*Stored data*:
────────

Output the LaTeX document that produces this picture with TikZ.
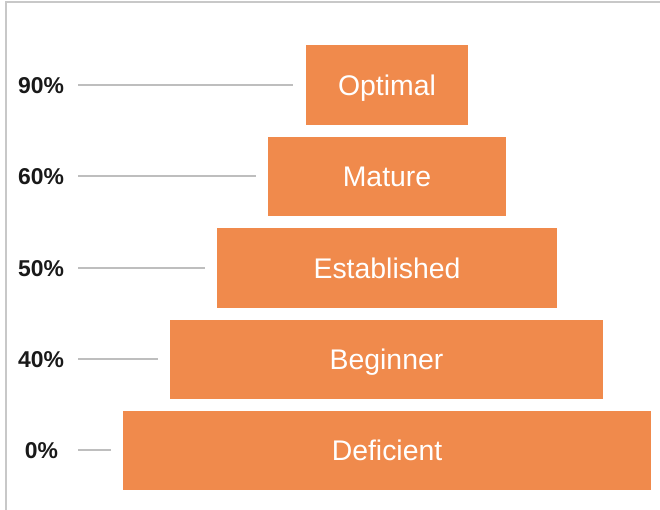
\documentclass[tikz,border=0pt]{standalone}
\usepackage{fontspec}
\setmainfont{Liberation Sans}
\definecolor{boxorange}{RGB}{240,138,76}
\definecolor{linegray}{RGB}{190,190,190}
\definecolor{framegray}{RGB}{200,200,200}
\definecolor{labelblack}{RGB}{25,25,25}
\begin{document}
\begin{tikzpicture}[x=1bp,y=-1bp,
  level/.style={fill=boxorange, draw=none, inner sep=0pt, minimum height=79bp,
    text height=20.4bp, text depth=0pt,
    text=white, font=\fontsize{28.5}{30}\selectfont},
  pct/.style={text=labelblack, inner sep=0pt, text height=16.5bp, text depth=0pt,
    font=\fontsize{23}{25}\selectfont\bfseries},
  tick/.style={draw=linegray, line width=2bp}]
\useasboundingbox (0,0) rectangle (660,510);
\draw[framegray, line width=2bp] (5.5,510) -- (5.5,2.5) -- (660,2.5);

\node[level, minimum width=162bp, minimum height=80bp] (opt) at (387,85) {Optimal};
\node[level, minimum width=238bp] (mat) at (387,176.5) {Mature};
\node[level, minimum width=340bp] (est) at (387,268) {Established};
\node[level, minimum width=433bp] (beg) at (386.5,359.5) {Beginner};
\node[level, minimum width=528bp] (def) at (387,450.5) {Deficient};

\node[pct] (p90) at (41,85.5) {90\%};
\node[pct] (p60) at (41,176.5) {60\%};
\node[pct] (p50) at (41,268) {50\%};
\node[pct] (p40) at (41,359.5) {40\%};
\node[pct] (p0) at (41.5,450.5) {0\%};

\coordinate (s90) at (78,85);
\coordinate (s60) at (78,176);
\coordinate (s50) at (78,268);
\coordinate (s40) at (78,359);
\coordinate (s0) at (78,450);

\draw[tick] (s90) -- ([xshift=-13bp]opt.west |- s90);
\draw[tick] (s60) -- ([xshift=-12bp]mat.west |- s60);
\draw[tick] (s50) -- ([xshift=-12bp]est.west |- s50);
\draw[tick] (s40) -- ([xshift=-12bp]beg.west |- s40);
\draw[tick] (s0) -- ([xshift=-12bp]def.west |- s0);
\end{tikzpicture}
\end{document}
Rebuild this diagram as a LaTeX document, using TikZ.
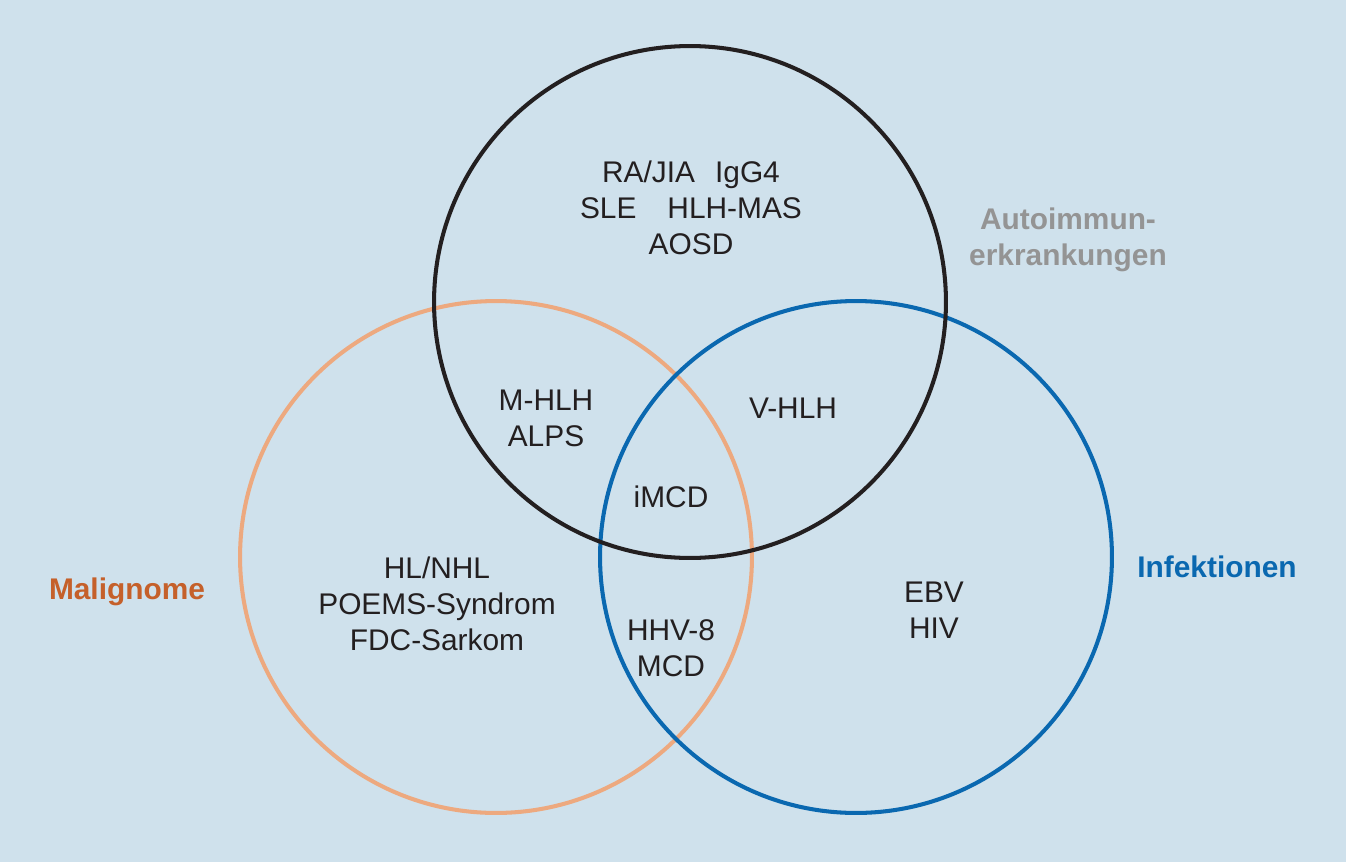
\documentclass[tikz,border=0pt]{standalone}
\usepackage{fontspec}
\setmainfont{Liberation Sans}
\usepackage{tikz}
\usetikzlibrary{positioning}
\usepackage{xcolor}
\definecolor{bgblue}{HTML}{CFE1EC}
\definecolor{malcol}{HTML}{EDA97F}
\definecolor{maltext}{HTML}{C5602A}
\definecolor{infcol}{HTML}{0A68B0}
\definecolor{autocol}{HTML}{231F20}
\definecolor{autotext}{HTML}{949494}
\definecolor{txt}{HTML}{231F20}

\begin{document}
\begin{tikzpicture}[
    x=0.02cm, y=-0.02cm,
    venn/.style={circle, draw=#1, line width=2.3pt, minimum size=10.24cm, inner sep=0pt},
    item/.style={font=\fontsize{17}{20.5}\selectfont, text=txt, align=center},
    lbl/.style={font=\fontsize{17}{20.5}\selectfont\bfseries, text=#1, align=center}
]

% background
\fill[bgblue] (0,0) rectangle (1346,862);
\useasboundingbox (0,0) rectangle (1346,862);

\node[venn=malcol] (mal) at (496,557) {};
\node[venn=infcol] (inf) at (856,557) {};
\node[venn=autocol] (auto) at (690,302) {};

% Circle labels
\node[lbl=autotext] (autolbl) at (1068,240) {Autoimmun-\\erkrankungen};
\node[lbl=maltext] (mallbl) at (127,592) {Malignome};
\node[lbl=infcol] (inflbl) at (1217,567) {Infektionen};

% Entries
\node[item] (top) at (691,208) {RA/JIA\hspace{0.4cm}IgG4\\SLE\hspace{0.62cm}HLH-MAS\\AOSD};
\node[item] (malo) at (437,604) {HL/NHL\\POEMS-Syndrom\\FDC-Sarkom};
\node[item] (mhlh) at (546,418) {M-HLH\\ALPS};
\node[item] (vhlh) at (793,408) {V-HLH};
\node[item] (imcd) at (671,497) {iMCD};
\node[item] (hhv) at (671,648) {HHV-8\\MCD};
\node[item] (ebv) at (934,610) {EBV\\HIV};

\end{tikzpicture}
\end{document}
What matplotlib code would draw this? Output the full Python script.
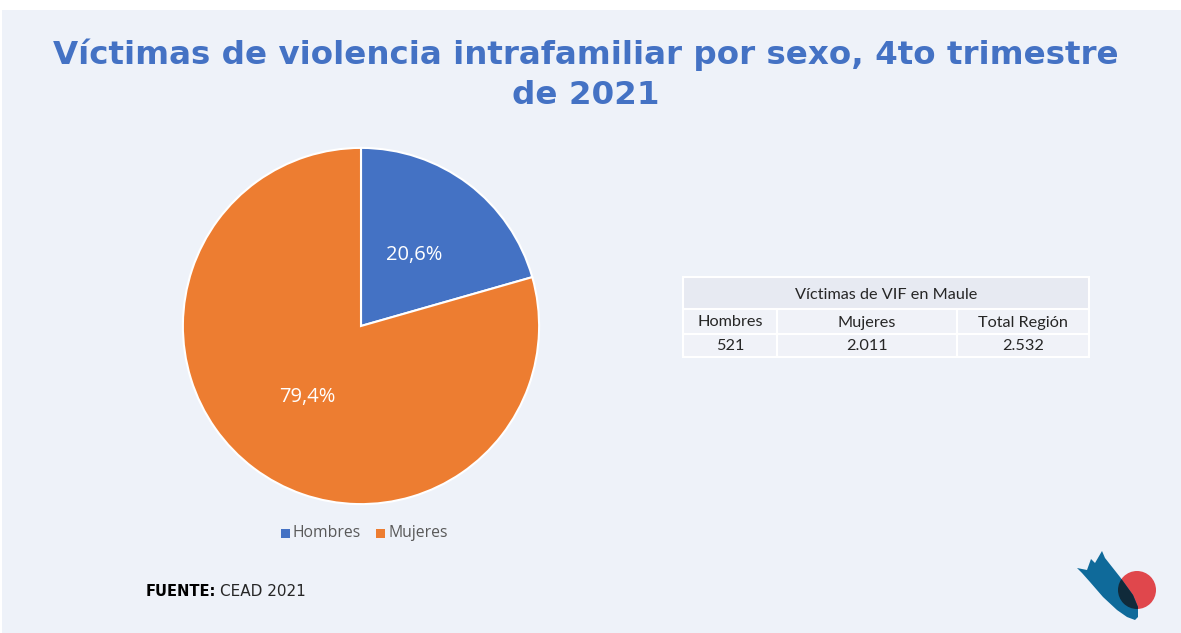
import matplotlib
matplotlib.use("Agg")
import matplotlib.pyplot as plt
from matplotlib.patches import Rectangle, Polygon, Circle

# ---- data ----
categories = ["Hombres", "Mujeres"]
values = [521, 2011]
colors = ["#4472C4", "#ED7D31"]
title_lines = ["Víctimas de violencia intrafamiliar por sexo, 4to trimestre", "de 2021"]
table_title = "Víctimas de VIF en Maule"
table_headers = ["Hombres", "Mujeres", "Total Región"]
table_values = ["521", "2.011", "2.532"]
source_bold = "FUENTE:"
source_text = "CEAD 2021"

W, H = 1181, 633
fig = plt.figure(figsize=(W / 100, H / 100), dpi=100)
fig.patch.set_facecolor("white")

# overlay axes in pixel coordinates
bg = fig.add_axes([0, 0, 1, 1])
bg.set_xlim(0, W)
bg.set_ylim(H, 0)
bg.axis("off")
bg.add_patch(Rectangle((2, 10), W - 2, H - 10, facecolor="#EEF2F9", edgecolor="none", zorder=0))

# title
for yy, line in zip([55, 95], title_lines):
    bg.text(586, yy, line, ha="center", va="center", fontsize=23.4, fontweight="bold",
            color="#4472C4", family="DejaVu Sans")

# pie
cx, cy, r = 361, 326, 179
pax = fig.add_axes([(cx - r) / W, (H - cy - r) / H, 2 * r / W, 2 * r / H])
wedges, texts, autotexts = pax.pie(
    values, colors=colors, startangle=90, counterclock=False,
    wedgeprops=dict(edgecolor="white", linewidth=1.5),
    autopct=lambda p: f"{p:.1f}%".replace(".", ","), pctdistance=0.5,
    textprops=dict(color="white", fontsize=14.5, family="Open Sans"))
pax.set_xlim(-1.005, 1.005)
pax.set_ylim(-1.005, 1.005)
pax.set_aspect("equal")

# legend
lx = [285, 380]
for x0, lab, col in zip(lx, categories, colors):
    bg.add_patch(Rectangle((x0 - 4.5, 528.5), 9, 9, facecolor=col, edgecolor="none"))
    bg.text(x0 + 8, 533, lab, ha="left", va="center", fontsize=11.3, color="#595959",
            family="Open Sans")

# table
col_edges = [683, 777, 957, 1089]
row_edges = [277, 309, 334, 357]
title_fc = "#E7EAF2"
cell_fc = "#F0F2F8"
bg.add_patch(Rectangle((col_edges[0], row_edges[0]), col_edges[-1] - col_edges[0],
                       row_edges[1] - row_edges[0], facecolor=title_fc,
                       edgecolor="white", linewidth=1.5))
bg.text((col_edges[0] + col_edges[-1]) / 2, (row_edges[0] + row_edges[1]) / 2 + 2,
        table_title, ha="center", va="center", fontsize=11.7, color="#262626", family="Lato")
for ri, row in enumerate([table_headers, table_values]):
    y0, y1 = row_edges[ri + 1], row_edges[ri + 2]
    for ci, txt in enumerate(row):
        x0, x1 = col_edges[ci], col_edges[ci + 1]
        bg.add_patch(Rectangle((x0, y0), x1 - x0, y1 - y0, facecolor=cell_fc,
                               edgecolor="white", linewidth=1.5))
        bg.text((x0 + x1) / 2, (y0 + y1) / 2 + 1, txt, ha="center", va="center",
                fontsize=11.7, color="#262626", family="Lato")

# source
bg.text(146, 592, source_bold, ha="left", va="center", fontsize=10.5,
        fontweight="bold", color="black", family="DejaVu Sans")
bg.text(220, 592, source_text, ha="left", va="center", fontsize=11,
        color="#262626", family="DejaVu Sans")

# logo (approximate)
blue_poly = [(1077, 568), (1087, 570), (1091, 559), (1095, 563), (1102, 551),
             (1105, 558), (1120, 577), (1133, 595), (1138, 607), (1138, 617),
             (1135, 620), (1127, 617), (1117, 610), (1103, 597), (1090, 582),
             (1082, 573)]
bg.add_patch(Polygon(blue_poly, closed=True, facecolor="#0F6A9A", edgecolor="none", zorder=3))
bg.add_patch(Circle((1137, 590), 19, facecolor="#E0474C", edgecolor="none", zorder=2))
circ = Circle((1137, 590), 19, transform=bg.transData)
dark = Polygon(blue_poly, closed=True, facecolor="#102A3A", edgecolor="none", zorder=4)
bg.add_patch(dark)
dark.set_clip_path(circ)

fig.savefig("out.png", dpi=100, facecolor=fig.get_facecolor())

────────

*Direction*: Without the pictures, repeat the entries above line by line, from the first through the one that contains "(5.5,2.5) -- (660,2.5);", both ends included.

*Exercise output*:
Output the LaTeX document that produces this picture with TikZ.
\documentclass[tikz,border=0pt]{standalone}
\usepackage{fontspec}
\setmainfont{Liberation Sans}
\definecolor{boxorange}{RGB}{240,138,76}
\definecolor{linegray}{RGB}{190,190,190}
\definecolor{framegray}{RGB}{200,200,200}
\definecolor{labelblack}{RGB}{25,25,25}
\begin{document}
\begin{tikzpicture}[x=1bp,y=-1bp,
  level/.style={fill=boxorange, draw=none, inner sep=0pt, minimum height=79bp,
    text height=20.4bp, text depth=0pt,
    text=white, font=\fontsize{28.5}{30}\selectfont},
  pct/.style={text=labelblack, inner sep=0pt, text height=16.5bp, text depth=0pt,
    font=\fontsize{23}{25}\selectfont\bfseries},
  tick/.style={draw=linegray, line width=2bp}]
\useasboundingbox (0,0) rectangle (660,510);
\draw[framegray, line width=2bp] (5.5,510) -- (5.5,2.5) -- (660,2.5);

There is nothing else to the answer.